The other very important piece of information that Australian consumers provided in the ASIC research was that the main reason individuals did not obtain advice was that advice was too expensive. And yet the industry is about to have a reform agenda thrust upon it that will greatly increase costs to the consumer.

The Survey found that Fifty-five per cent of non-advised clients who previously had an adviser quoted “cost” as the reason for ceasing the engagement. In addition, 44 per cent of non-advised clients agreed with the statement “I cannot afford

the cost of a financial adviser”. However, the survey noted that the statement is contextual and respondents were not provided a cost to evaluate, which means that they are applying their own experiences and are potentially uninformed in how much it costs to engage an adviser. Other reasons cited included the performance of investment/financial products (38 per cent), communication skills (18 per cent) and technical skills (18 per cent).

The ASIC report indicated that there was significant mistrust of financial advisers, but that it was mainly prevalent among people who had never received financial advice.

The only conclusion that can be reached from this is that those people who don’t trust advisers have formed that opinion from statements by politicians and mainstream media coverage. It could not be from people who have received financial advice because the overwhelming majority of them were positive about their experiences with advisers.

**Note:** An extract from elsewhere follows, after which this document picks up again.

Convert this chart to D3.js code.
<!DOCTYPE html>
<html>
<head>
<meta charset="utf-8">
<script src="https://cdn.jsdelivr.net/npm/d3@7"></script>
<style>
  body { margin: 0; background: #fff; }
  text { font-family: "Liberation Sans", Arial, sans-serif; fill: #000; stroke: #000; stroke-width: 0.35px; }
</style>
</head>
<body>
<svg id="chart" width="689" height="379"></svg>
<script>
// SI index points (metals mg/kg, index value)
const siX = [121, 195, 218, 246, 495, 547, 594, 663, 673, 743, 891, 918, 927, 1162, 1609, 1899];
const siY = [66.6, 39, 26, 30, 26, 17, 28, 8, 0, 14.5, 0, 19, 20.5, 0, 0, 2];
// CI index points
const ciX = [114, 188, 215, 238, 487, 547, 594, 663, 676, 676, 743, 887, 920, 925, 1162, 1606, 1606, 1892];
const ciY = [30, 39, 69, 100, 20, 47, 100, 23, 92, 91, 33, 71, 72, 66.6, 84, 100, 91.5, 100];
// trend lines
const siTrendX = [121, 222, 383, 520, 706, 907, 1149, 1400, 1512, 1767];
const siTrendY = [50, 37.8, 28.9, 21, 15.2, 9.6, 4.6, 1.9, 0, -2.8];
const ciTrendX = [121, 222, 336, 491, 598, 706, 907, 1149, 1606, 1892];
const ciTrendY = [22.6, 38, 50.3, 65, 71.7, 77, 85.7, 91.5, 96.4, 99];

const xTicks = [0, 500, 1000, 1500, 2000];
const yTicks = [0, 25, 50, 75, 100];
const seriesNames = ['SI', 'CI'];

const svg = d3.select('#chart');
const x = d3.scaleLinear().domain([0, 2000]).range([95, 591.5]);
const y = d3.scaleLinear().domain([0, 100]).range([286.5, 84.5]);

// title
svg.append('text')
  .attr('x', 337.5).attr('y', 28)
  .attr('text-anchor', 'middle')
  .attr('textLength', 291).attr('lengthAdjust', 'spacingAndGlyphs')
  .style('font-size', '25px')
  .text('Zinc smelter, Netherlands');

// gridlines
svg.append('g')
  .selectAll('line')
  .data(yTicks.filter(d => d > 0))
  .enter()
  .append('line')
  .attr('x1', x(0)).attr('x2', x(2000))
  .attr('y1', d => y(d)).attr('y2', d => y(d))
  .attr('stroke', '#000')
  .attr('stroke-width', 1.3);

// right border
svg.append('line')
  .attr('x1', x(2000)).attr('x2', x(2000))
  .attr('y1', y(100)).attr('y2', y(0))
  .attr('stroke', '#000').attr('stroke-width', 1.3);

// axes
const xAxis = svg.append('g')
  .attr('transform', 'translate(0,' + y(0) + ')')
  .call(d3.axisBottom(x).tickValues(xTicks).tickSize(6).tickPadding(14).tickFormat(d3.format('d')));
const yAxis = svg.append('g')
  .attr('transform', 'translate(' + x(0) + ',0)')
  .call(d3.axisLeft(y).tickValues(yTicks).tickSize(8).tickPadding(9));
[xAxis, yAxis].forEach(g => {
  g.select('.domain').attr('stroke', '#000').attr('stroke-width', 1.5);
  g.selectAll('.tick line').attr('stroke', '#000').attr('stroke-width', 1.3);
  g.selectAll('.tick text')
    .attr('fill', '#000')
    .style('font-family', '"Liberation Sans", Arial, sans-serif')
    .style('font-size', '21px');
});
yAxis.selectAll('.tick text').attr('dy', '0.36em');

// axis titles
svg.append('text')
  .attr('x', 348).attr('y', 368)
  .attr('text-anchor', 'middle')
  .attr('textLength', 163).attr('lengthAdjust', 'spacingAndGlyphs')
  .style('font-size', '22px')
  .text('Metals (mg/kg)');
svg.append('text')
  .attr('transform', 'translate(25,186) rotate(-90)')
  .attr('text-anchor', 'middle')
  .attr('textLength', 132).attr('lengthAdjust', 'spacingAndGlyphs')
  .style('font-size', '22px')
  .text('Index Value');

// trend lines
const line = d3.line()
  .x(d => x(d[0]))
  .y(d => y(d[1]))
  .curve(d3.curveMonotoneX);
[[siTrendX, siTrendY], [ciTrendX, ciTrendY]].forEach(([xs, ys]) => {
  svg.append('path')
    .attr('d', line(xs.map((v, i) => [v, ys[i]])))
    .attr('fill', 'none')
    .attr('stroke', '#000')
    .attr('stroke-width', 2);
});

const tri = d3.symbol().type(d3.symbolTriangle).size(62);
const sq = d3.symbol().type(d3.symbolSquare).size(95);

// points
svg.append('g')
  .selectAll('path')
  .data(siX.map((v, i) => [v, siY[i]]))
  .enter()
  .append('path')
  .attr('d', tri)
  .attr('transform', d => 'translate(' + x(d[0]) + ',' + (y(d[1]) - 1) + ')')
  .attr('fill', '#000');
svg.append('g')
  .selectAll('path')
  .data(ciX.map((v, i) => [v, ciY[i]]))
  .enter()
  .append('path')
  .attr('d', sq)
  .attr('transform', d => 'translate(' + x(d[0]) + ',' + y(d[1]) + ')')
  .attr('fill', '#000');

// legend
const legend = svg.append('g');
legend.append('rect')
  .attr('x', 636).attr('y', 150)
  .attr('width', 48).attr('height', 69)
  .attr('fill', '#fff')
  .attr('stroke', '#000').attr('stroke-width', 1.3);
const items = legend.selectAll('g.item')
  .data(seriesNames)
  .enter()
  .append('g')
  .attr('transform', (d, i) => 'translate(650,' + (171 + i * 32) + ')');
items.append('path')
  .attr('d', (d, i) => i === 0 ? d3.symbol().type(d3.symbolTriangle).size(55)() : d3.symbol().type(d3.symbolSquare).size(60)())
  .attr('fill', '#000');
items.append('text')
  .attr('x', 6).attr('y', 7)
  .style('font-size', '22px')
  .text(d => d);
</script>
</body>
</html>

The negative perception of financial advisers can also be attributed to lack of understanding. As the ASIC report acknowledged: “Even limited knowledge of recent reforms (e.g. the Future of Financial Advice (FOFA) reforms or the professional standards reforms for financial advisers) appeared to improve perceptions of the financial advice industry”.

These surveys have provided helpful insights into how, in the aftermath of the royal commission, financial advisers are still held in high regard. The surveys also give vital understandings on how advisers could further enhance the advice process by better understanding advice clients, and highlighting the expectation gaps of fees and services in the advisers’ offering.

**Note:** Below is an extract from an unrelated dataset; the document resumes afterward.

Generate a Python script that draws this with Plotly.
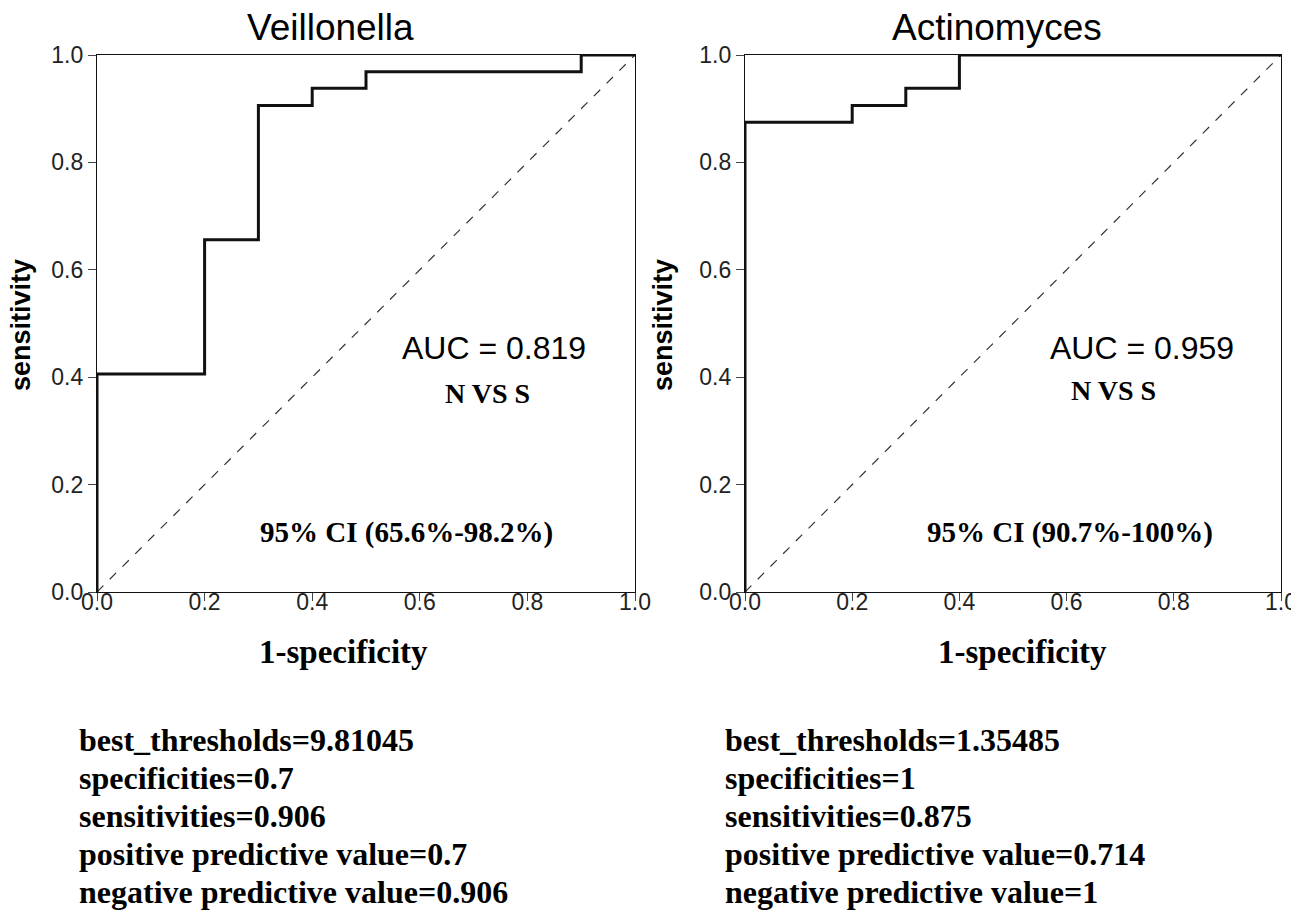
import plotly.graph_objects as go

# ROC step curves (x = 1-specificity, y = sensitivity)
veil_fpr = [0.0, 0.0, 0.2, 0.3, 0.4, 0.5, 0.9, 1.0]
veil_tpr = [0.0, 0.406, 0.656, 0.906, 0.938, 0.969, 1.0, 1.0]

acti_fpr = [0.0, 0.0, 0.2, 0.3, 0.4, 1.0]
acti_tpr = [0.0, 0.875, 0.906, 0.938, 1.0, 1.0]

chance_line = [0.0, 1.0]

tick_vals = [0.0, 0.2, 0.4, 0.6, 0.8, 1.0]
tick_text = ["0.0", "0.2", "0.4", "0.6", "0.8", "1.0"]

panel_titles = ["Veillonella", "Actinomyces"]
auc_labels = ["AUC = 0.819", "AUC = 0.959"]
ci_labels = ["95% CI (65.6%-98.2%)", "95% CI (90.7%-100%)"]
group_label = "N VS S"

veil_stats = [
    "best_thresholds=9.81045",
    "specificities=0.7",
    "sensitivities=0.906",
    "positive predictive value=0.7",
    "negative predictive value=0.906",
]
acti_stats = [
    "best_thresholds=1.35485",
    "specificities=1",
    "sensitivities=0.875",
    "positive predictive value=0.714",
    "negative predictive value=1",
]

SANS = "Arial, Liberation Sans, sans-serif"
SERIF = "Times New Roman, Liberation Serif, serif"
W, H = 1299, 915
PAGE_PAD = 8  # the page body margin shifts the figure by this much


# helpers: take a position in screen pixels and return paper coordinates
def px_x(p):
    return (p - PAGE_PAD) / W


def px_y(p):
    return 1 - (p - PAGE_PAD) / H


fig = go.Figure()

# curves
for xa, ya, fpr, tpr in [("x", "y", veil_fpr, veil_tpr), ("x2", "y2", acti_fpr, acti_tpr)]:
    fig.add_trace(go.Scatter(
        x=chance_line, y=chance_line, xaxis=xa, yaxis=ya, mode="lines",
        line=dict(color="#333333", width=1.2, dash="dash"),
        showlegend=False, hoverinfo="skip",
    ))
    fig.add_trace(go.Scatter(
        x=fpr, y=tpr, xaxis=xa, yaxis=ya, mode="lines",
        line=dict(color="#111111", width=3, shape="hv"),
        showlegend=False,
    ))

axis_common = dict(
    range=[0, 1], showgrid=False, zeroline=False, automargin=False,
    showline=True, linecolor="#111111", linewidth=1.3, mirror=True,
    ticks="outside", ticklen=8, tickcolor="#444444",
    tickvals=tick_vals, ticktext=tick_text,
    tickfont=dict(family=SANS, size=23, color="#222222"),
)

y_dom = [px_y(592), px_y(55)]
fig.update_layout(
    width=W, height=H,
    margin=dict(l=0, r=0, t=0, b=0, autoexpand=False),
    paper_bgcolor="white", plot_bgcolor="white",
    xaxis=dict(domain=[px_x(97), px_x(635)], anchor="y", ticklabelstandoff=-19, **axis_common),
    yaxis=dict(domain=y_dom, anchor="x", **axis_common),
    xaxis2=dict(domain=[px_x(745), px_x(1281)], anchor="y2", ticklabelstandoff=-19, **axis_common),
    yaxis2=dict(domain=y_dom, anchor="x2", **axis_common),
)

annotations = []

# panel titles
for txt, cx in zip(panel_titles, [330, 997]):
    annotations.append(dict(
        text=txt, x=px_x(cx), y=px_y(27), xref="paper", yref="paper",
        xanchor="center", yanchor="middle", showarrow=False,
        font=dict(family=SANS, size=37, color="black"),
    ))

# axis titles
for cx in [343, 1022]:
    annotations.append(dict(
        text="<b>1-specificity</b>", x=px_x(cx), y=px_y(652), xref="paper", yref="paper",
        xanchor="center", yanchor="middle", showarrow=False,
        font=dict(family=SERIF, size=33, color="black"),
    ))
for cx in [21, 663]:
    annotations.append(dict(
        text="<b>sensitivity</b>", x=px_x(cx), y=px_y(325), xref="paper", yref="paper",
        xanchor="center", yanchor="middle", showarrow=False, textangle=-90,
        font=dict(family=SANS, size=27, color="black"),
    ))

# in-plot labels
in_plot = [
    ("x", "y", auc_labels[0], ci_labels[0], (0.738, 0.454), (0.725, 0.369), (0.576, 0.110)),
    ("x2", "y2", auc_labels[1], ci_labels[1], (0.741, 0.454), (0.688, 0.376), (0.607, 0.110)),
]
for xr, yr, auc, ci, p_auc, p_grp, p_ci in in_plot:
    annotations.append(dict(
        text=auc, x=p_auc[0], y=p_auc[1], xref=xr, yref=yr, showarrow=False,
        xanchor="center", yanchor="middle",
        font=dict(family=SANS, size=32, color="black"),
    ))
    annotations.append(dict(
        text="<b>" + group_label + "</b>", x=p_grp[0], y=p_grp[1], xref=xr, yref=yr,
        showarrow=False, xanchor="center", yanchor="middle",
        font=dict(family=SERIF, size=28, color="black"),
    ))
    annotations.append(dict(
        text="<b>" + ci + "</b>", x=p_ci[0], y=p_ci[1], xref=xr, yref=yr,
        showarrow=False, xanchor="center", yanchor="middle",
        font=dict(family=SERIF, size=29, color="black"),
    ))

# stats blocks below the panels
line_y = [740, 778, 816, 854, 892]
for lines, lx in [(veil_stats, 77), (acti_stats, 723)]:
    for txt, ly in zip(lines, line_y):
        annotations.append(dict(
            text="<b>" + txt + "</b>", x=px_x(lx), y=px_y(ly), xref="paper", yref="paper",
            xanchor="left", yanchor="middle", showarrow=False,
            font=dict(family=SERIF, size=32, color="black"),
        ))

fig.update_layout(annotations=annotations)

fig.write_html("out.html")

The results of these examinations have had the effect of complimenting financial advisers, with the overwhelming majority of them seen to be acting in the best interests of their clients to improve their financial circumstances.

Lifespan scores triple win at 2019 IFA Excellence Awards

I am very pleased and proud to announce that Lifespan Financial Planning scored three gongs at the 2019 IFA Excellence Awards in Sydney last Friday, the 6th of September.

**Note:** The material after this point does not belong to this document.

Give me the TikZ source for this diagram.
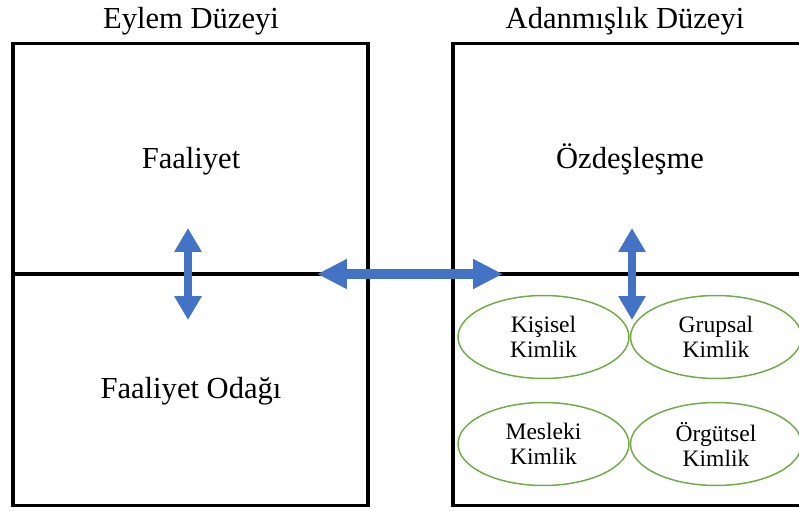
\documentclass[tikz,border=0pt]{standalone}
\usepackage{fontspec}
\setmainfont{Liberation Serif}
\usepackage{tikz}
\usetikzlibrary{arrows.meta}
\usetikzlibrary{shapes.geometric}
\usepackage{xcolor}
\definecolor{ColA}{RGB}{68,114,196}
\definecolor{ColB}{RGB}{112,173,71}
\tikzstyle{LevelBox}=[draw=black,line width=2.1pt]
\tikzstyle{NodeTitle}=[inner sep=0pt,anchor=base,font=\fontsize{17.4}{20}\selectfont]
\tikzstyle{NodeIdentity}=[ellipse,draw=ColB,line width=0.85pt,minimum width=3.42cm,
minimum height=1.66cm,inner sep=0pt,align=center,font=\fontsize{13.4}{14.2}\selectfont]
\tikzstyle{ArrowV}=[ColA,line width=0.17cm,
{Triangle[length=0.48cm,width=0.52cm]}-{Triangle[length=0.48cm,width=0.52cm]}]
\tikzstyle{ArrowH}=[ColA,line width=0.2cm,
{Triangle[length=0.6cm,width=0.56cm]}-{Triangle[length=0.6cm,width=0.56cm]}]

\begin{document}
\begin{tikzpicture}[x=0.02cm,y=-0.02cm]
        \clip(0,0)rectangle(799,511);
        % levels
        \draw[LevelBox](13,43.5)rectangle(368,505.5);
        \draw[LevelBox](13,274)--(368,274);
        \draw[LevelBox](453,43.5)rectangle(815,505.5);
        \draw[LevelBox](453,274)--(815,274);
        \node[NodeTitle](eylem)at(191,28){Eylem Düzeyi};
        \node[NodeTitle](adanma)at(625,28){Adanmışlık Düzeyi};
        \node[NodeTitle](faal)at(191,168){Faaliyet};
        \node[NodeTitle](odak)at(191,398){Faaliyet Odağı};
        \node[NodeTitle](ozdes)at(630,168){Özdeşleşme};
        % identities
        \node[NodeIdentity](kisisel)at(543.5,337){Kişisel\\Kimlik};
        \node[NodeIdentity](grupsal)at(716,337){Grupsal\\Kimlik};
        \node[NodeIdentity](mesleki)at(543.5,444){Mesleki\\Kimlik};
        \node[NodeIdentity](orgutsel)at(716,444){Örgütsel\\Kimlik};
        % arrows
        \coordinate(actTop)at(188,228);
        \coordinate(actBot)at(188,320);
        \coordinate(linkL)at(317,274);
        \coordinate(linkR)at(503,274);
        \coordinate(idTop)at(632,228);
        \coordinate(idBot)at(632,320);
        \draw[ArrowV](actTop)--(actBot);
        \draw[ArrowH](linkL)--(linkR);
        \draw[ArrowV](idTop)--(idBot);
    \end{tikzpicture}
\end{document}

Our National Practice Manager, Michael Gershkov, the received Practice Management Consultant of the Year Award, while Prashant Nagarajan from Finnacle (one of our Victorian based advisers) won the Innovator of the Year Award. I was very honoured to win the Dealer Group Executive of the Year Award – an achievement only made possible due to the outstanding efforts of the Lifespan head office team, our incredible network of advisers and of course the unwaivering support of my wife Pamella. So thank you to all of you.

We also had a number of other Lifespan advisers nominated as finalists for awards including Gail Gadd, James McFall from Yield Financial Planning, Phillip Richards, Robert Rich & Glen Malkiewicz from Endorphin Wealth as well as Smart Home Deposit.

Michael was a worthy winner of the Practice Management Consultant of the Year category. Since joining Lifespan earlier this year, he has worked tirelessly to support our advisers. From helping them recruit and retain staff, to engaging with clients, build referral partnerships and find ways to improve efficiencies through technology. Michael has done a great job of partnering with our advisers for success.

The Innovator of the Year award was thoroughly deserved for Prashant, who has shown an incredible amount of initiative and creativity in incorporating digital solutions to enhance the efficiency of his business. See below for a very interesting summary from Prashant on his approach to digital innovation.

In 2020, we hope to assist more of our advisers to participate in the IFA Excellence Awards. The process is very rewarding and a terrific way to reflect on what you have done and articulate your value proposition. We will issue more information on how you can prepare your business for awards success in the near future.

Prashant Nagarajan from Finnacle – Innovator of the Year

“As a financial adviser and principal of a technology focused financial services business, I must always think about better ways of doing things, especially regarding the use of technology and automation in the advice delivery process. We have a number of practices within the business that are both innovative and demonstrate a new way to think about client engagement. We conduct our meetings via video conferencing to reduce wasted time and travel commitments for our clients. This also means we can service clients anywhere is Australia and around the world.

“We also write and draw throughout our meetings using new technology solutions, while sharing the screen with clients to create an interactive and highly informative experience. This also allows digital signatures and recordings to help with compliance and education for clients which can be reviewed and enjoyed anytime.

“We have created online data capture forms making the completion of important compliance steps easy and simple for our valued clients, and when submitted they are automatically emailed at the press of one button. We have found clients do not wish to deal with paperwork and at Finnacle, we have none!

“When it comes to marketing, technology has become our primary source of lead generation. This has been integrated with instant text notification when someone has submitted their contact details for one of our promotional campaigns so we can get in contact with them within minutes.

“Clients love our service offering which is based on a subscription model (similar to a phone plan) where ‘members’ choose the services or advice solutions they want plus they can pay for these via a monthly fee. We believe this is the new way of providing financial services, especially to the younger generations (who are our target market).

“With a team of four and a network of specialist referral partners to help clients, our innovations have created an improved low-cost business model coupled with significant financial gains now and down the pipeline. Process efficiency has resulted in very high customer satisfaction levels demonstrated in regular client surveys.

“Zoom meetings, online data capture and automated social media advertising have resulted in a more systemised way of doing business where leads are generated regularly, information is collected in a timely manner and we have many touch points with clients without them having to travel.

“Our business innovations have also helped with the satisfaction of our staff as they can work from home and in their own time frames. The continuous technology developments available to us ensures new innovations can overcome most issues we are faced with and what are problems for some advisers become opportunities for us. In turn, our business gains leverage by being a low cost, efficient solution which translates into a very affordable service for our Gen Y and Millennial clients.”